Author Archives: Linda Stewart

New Collection — Early Settlers in the San Gabriel Valley –Bustillos Family Collection

One of the PDHC’s newest collections features images from the family of Dr. Ernesto Nava Bustillos, sociology professor at Pasadena City College. A fifth-generation Californian, Dr. Bustillos’ family, both sides, can trace their lineage to the early days of the San Gabriel Valley, specifically to Irwindale.

Bustillos’ paternal ancestor, Don Gregorio Fraijo left Sonora, Mexico in 1843 and was hired as an overseer at a ranch in the La Ballona (now Culver City) area.  He was then apparently bit by gold fever in 1849, and along with many others, left for Sonora in search of gold.   While in Sonora, Fraijo met Henry Dalton, a land owner in what is now Irwindale but who was also searching for gold.  Although Fraijo spent the next decade moving rather frequently, likely because land was being grabbed up by Anglos as they “settled” the area, he was finally able to put down roots in 1860 when he landed at  Rancho Azusa de Dalton, a large ranch in Irwindale that was owned by his friend, Henry Dalton.   Fraijo was eventually able to purchase 120 acres of Azusa Abajo from Dalton and build his own ranch.  Fraijo’s son, Gregario, is listed in the 1850 California enumeration.

Bustillo also has a paternal connection to the Ayon family, another early landowner in Irwindale.  Facundo Ayylon (now Ayon), Dr. Bustillo’s 2nd great grandfather, was born in Mexico in 1830 but immigrated to the the early 1840’s.   Although we’re not certain when he settled in Azusa, when he died in 1893, he owned land and was living in what would become a very tight Mexican American community.
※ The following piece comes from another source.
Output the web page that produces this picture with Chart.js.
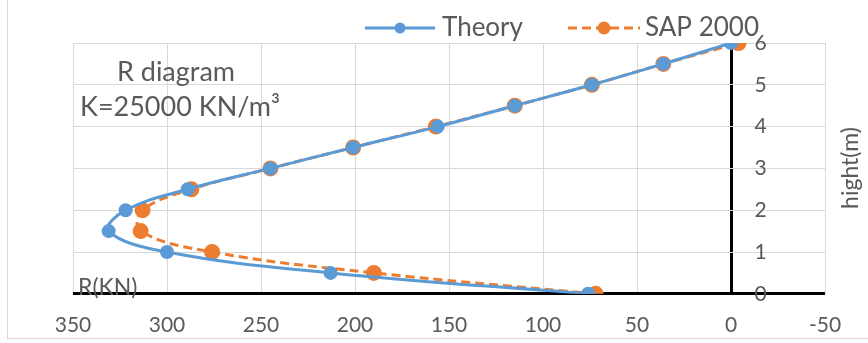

In this collection are also images from Bustillos’ maternal ancestors, the Nava and Bedolla families.   Dr. Bustillo’s grandfather, Ruperto Sanchez Nava  was born in 1907 in La Calera de Victor Rosales, Zacatecas, Mexico.  He immigrated to the U.S. in July of 1923 and worked as a gardener for several estates in the San Gabriel Valley.  Images of some of the homes where he worked as well photographs of those he worked for, are included in the collection.  The Bedolla family, originally from Michoacan, immigrated to California about fifty years before the Nava’s, having arrived in 1916 during the middle of the Mexican Revolution.

This collection includes a diverse collection of photographs in addition to correspondence, news clippings, and several pieces of ephemera and personal records.


Glendale Community College


A new member of the PDHC, Glendale Community College’s collection features photographs and documents depicting life at Glendale Community College from its founding in 1927 to serve the needs of the people of La Crescenta, Glendale, and Tujunga.  In 1936 twenty-five acres were acquired for the present site of the college.  Photographs in the collection document the construction of the original campus buildings as well as campus life into the 1980s.